Incredible landscapes, salt lakes, and, of course, whale sharks, motivated me to pack my duffle bag, put on my trekking shoes, and ditch the comfort in Dubai to board a flight to the ultimate adventure destination: Djibouti. This was mainly due to my plans to visit the most rural of locations where local and nomadic tribes live.
I traveled to the country located at the horn of Africa, knowing full well that I will be living in basic circumstances for 5 days: sleeping under the stars, hiking for hours, no indoor plumbing, no cellular connection and on-the-go food. It was the trip of a lifetime; however, from the very beginning of my adventure, one thing constantly stood out in my mind.
We first reached Abbe Bad valley and trekked into a forest of limestone volcanic chimneys. The chimneys were formed before the desertification of the area, as a result of hot water vapor and magma rising to the surface which later materialized in contact with the cold water of the lake.

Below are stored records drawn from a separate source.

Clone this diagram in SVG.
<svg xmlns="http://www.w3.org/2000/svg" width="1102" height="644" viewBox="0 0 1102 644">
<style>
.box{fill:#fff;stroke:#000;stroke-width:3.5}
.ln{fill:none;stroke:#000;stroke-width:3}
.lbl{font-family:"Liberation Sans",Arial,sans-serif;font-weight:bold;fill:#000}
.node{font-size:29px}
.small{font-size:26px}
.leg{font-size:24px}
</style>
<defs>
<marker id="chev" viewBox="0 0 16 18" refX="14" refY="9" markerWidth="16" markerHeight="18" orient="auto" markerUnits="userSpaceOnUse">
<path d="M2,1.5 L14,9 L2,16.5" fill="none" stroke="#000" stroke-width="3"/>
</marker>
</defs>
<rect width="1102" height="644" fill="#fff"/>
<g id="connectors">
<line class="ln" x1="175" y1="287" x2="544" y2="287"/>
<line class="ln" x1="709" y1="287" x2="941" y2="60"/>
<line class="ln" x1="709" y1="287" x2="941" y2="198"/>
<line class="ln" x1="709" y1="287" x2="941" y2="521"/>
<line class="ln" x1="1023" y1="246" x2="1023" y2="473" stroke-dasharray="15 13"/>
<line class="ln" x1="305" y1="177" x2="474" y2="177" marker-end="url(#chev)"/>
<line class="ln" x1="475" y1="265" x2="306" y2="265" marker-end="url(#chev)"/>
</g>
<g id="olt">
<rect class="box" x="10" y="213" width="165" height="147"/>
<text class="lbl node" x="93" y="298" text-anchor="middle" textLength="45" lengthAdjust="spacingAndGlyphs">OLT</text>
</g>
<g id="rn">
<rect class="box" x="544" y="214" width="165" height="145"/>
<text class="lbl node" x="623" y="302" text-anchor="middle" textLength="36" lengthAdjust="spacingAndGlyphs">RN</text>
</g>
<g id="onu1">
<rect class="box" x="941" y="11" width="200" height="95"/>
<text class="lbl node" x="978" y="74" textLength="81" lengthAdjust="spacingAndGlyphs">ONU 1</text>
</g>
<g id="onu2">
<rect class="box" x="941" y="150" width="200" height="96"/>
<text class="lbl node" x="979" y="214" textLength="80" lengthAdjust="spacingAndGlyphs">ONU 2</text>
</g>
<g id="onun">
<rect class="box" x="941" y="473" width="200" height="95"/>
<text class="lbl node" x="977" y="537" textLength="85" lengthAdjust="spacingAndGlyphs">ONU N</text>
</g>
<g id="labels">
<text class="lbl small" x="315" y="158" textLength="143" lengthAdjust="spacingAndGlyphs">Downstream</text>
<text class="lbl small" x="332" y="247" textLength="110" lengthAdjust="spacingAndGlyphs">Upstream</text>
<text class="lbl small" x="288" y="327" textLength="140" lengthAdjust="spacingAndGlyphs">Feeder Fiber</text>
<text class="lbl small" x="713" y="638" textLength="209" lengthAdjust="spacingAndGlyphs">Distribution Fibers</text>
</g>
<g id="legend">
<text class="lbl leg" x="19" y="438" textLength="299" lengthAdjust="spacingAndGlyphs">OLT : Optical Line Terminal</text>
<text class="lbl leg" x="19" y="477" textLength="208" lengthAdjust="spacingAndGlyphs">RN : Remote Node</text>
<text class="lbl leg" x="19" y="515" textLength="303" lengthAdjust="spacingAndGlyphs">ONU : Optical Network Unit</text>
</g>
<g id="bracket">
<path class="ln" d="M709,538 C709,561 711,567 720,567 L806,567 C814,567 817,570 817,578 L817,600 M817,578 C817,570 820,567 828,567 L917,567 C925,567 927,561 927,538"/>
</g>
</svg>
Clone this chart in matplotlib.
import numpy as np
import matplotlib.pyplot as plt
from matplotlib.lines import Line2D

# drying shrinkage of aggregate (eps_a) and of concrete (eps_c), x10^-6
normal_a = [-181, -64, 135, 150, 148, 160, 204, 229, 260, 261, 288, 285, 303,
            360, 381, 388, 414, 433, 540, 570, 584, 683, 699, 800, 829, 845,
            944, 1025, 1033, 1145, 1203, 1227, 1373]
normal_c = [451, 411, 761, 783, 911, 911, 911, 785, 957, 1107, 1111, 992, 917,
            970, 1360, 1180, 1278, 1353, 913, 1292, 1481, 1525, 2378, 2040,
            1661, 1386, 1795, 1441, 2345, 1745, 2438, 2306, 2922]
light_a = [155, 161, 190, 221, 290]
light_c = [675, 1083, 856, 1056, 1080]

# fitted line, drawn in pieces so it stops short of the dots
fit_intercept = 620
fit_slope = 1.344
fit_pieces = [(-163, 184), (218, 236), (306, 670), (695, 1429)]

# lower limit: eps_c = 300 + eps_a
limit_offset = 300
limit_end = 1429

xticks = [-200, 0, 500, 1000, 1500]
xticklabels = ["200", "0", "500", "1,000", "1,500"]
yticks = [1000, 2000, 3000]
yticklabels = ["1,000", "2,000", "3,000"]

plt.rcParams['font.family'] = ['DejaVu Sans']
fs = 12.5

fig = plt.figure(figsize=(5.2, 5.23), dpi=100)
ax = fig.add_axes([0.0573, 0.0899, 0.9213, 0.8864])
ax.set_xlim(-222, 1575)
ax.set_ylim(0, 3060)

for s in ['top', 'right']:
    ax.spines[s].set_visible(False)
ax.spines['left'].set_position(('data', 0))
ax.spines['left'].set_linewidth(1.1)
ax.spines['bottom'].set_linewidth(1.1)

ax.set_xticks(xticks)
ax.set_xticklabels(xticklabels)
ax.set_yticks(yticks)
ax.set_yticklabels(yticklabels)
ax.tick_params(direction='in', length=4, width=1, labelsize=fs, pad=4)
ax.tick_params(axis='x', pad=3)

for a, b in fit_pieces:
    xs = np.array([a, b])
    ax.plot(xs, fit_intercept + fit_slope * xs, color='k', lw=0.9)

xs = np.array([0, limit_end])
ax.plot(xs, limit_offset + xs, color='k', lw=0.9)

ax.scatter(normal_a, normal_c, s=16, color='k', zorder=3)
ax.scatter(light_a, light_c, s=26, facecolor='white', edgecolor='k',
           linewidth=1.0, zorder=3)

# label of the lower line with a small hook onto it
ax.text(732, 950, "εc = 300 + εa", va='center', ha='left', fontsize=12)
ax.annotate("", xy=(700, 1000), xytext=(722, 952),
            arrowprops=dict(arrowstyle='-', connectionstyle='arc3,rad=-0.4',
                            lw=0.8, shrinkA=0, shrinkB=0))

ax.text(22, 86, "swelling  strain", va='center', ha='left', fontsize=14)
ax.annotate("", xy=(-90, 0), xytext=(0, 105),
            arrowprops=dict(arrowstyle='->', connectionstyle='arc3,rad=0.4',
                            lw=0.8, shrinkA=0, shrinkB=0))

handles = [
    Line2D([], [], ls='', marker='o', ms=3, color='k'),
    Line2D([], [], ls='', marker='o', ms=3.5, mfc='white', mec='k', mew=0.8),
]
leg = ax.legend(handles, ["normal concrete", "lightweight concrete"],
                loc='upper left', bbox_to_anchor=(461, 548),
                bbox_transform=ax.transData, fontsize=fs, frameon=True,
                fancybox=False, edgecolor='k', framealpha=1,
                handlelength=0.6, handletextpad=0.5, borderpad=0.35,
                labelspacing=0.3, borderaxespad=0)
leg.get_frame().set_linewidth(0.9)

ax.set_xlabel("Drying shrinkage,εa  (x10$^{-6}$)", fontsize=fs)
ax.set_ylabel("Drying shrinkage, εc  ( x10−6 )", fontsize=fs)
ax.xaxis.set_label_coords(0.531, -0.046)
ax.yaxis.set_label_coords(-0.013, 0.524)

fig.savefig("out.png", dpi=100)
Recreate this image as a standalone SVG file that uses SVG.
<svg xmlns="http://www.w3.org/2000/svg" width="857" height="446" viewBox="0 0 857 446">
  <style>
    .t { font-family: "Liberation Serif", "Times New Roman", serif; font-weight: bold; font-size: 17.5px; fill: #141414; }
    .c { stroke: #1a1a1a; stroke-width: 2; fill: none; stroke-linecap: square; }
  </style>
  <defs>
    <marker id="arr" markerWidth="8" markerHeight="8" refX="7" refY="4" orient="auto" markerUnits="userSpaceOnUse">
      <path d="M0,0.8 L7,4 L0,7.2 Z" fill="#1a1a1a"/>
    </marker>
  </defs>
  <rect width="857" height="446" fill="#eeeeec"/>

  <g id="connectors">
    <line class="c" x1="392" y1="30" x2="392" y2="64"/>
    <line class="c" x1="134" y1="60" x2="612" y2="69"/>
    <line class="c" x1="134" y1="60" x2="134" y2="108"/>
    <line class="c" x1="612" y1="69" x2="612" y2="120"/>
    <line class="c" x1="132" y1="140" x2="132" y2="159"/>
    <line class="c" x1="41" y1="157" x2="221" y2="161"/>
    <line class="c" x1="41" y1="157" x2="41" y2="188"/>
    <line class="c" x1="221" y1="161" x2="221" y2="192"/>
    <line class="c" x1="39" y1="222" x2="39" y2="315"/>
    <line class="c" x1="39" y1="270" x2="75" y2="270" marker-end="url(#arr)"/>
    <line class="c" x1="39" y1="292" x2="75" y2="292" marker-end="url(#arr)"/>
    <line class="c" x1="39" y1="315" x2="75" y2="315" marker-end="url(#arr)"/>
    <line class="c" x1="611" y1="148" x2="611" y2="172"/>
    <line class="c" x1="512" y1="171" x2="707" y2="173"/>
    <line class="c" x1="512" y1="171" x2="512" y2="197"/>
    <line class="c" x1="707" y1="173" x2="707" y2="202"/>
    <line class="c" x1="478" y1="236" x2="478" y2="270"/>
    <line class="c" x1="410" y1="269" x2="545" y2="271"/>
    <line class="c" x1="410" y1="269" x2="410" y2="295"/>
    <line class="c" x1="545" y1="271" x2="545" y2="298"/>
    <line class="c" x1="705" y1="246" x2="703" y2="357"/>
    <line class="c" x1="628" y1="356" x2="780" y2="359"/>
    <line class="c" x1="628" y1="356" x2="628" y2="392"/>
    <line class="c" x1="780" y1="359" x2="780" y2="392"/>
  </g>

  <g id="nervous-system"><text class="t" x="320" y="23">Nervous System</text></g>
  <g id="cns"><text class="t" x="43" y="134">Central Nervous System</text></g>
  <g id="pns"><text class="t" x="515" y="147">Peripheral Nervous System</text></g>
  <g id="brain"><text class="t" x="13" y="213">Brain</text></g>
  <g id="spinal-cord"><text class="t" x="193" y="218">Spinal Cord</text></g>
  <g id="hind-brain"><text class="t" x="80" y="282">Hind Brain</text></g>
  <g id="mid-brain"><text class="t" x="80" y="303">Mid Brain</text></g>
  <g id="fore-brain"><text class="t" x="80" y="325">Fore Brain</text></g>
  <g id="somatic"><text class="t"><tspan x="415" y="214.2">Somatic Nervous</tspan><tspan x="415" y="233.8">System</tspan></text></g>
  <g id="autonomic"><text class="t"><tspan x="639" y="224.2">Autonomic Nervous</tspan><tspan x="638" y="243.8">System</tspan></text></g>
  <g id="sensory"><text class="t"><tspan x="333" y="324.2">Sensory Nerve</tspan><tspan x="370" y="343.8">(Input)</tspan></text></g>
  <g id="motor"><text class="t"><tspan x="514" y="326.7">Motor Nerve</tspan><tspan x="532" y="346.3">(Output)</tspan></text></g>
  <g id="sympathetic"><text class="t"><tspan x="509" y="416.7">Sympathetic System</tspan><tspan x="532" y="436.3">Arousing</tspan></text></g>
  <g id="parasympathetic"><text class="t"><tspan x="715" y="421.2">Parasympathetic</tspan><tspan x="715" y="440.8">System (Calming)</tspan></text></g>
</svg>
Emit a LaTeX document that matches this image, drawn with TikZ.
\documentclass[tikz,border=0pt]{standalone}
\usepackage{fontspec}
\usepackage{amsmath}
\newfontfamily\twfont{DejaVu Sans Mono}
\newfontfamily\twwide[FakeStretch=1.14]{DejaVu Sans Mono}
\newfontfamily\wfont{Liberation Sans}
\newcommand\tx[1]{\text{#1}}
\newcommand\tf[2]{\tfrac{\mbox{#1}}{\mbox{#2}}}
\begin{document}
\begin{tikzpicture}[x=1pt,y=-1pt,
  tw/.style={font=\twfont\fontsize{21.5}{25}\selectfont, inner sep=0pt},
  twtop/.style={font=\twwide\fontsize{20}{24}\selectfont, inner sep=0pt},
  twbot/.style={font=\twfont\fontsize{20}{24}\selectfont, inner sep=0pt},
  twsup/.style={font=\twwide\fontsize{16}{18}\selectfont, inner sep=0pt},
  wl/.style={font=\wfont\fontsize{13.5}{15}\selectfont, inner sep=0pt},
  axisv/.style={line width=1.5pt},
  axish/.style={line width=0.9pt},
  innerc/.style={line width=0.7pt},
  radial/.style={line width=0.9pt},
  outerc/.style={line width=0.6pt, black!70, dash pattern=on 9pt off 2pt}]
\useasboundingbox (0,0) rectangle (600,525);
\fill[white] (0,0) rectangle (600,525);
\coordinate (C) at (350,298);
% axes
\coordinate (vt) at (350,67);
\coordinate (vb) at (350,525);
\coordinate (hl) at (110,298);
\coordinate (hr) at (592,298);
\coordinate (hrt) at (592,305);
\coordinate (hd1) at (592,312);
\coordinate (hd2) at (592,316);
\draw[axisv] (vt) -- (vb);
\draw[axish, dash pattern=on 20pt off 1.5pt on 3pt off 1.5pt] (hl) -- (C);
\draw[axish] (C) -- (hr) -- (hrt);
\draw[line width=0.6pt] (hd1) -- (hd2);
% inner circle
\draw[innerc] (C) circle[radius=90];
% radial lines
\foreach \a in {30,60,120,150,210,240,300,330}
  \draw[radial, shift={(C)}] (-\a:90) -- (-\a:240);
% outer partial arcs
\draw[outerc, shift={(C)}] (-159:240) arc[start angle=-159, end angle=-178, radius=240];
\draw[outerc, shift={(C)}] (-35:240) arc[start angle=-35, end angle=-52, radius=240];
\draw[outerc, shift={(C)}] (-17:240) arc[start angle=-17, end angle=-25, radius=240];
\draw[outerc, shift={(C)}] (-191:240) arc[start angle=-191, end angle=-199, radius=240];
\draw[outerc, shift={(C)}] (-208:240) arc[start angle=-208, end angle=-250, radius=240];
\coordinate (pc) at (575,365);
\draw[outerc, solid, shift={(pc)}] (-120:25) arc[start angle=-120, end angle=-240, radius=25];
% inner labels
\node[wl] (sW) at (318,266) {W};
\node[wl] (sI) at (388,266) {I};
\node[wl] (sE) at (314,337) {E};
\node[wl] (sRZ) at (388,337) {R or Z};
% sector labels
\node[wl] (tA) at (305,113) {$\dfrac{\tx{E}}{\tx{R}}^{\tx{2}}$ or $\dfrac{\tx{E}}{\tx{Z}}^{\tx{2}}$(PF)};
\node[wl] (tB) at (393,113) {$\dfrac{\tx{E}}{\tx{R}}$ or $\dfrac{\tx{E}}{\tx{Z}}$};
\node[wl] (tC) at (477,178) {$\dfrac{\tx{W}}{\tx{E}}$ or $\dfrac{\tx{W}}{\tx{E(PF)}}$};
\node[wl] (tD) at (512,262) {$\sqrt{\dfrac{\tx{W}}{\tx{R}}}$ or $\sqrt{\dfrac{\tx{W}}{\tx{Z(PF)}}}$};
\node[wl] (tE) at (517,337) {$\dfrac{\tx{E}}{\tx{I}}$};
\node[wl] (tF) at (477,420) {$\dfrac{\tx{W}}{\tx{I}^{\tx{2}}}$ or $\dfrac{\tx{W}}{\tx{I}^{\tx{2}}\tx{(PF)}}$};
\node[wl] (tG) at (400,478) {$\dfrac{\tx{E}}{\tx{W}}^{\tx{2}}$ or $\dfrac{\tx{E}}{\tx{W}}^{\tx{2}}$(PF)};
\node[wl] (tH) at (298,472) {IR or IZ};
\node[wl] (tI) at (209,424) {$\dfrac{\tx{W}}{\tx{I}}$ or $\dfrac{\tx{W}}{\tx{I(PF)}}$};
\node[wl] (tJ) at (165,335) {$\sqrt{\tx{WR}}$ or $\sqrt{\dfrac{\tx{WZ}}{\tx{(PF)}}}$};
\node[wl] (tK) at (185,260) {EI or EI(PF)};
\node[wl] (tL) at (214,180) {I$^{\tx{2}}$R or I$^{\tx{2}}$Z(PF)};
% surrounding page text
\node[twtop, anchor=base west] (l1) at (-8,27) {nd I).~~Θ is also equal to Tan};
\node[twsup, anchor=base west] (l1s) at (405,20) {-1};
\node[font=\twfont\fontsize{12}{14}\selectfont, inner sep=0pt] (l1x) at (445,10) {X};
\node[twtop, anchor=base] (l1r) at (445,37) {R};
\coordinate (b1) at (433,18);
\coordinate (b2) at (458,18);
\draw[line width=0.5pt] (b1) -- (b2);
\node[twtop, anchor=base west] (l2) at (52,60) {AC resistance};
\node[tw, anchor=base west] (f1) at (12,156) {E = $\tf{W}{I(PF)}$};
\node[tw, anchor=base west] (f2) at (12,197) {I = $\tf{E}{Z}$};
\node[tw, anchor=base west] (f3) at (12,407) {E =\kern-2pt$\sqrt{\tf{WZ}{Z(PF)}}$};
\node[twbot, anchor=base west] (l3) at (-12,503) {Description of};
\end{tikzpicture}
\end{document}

We drove for hours through fascinating landscapes, camped overnight in a Bedouin camp, and hiked for a day to make our way to Lake Assal, one of the world’s saltiest lakes.
I soon started to see a common theme among the places we visited in Djibouti: dryness. Areas that were carved out by previously running rivers are now nothing more than stretches of cracked lands as far as the eye can see. The heat was intense, to say the least, as I constantly found myself reaching for the 3 bottles of water I had. Yes, I had three small bottles of water and I was very cautious about my water consumption, worrying about running out and having to brave through thirst and dehydration. That, in fact, was a slight taste of what the Bedouins in the area go through on a daily basis, travelling for hours to obtain drinking water.
This trip, originally planned for the thrill of the adventure, has uncovered for me a crisis facing Djibouti that I was too oblivious to know prior to travelling there. Our tour guide talked about the rarity of rainfall in the country, furrowing his brows as he remembered when it rained last…it was two years ago.
Djibouti is considered to be one of the world’s most water-poor countries. According to UNICEF, a decade of drought is leaving over 240,000 Djiboutians in a vulnerable state as wells and other water sources are increasingly drying up. Stubborn drought conditions have led to deteriorated humanitarian conditions in Djibouti, where the scarcity of water and soil in the country, in combination with its dry climate, are leading to the destruction of crops, death of cattle, malnutrition, unemployment and an overall increase in poverty.
By now, you might be thinking: how does the water crisis in Djibouti affect me?
In short, and this is a bit of a cliché, water is life. Access to clean and safe water can be the key to improving many problems such as malnutrition, the spread of diseases, poverty, and more.
On a personal level, my trip to Djibouti and the challenge I faced with regards to managing my water supply have provided me with a whole new level of appreciation to something that I took for granted. It is a massive privilege to turn the faucets everyday to find water flowing through, to easily replace that empty gallon of water on top of the water cooler with a new one, and to use clean water to cook my everyday meals.
As it turns out, despite the fact that 70% of our planet is covered with water, the vast majority of it, 97.5%, is seawater that is unfit for human consumption. Only 3% of water on earth is fresh water that is safe for us to use, two-thirds of which is inaccessible. This, however, is rapidly changing. With rising temperatures and a growing human population, our water resources are now under pressure more than ever before.
At this rate of consumption behavior, two-thirds of the global population may live in water stressed conditions by 2025, while almost 50% of the world’s population will face high levels of water shortage by 2030. That is much sooner that we can imagine.
The water crisis, in reality, is not only affecting Djibouti. It is something that impacts us all, if not now, then in the very near future. It’s really up to individuals, starting with myself, to re-assess our consumption habits and work towards preserving one extra drop of water every single day.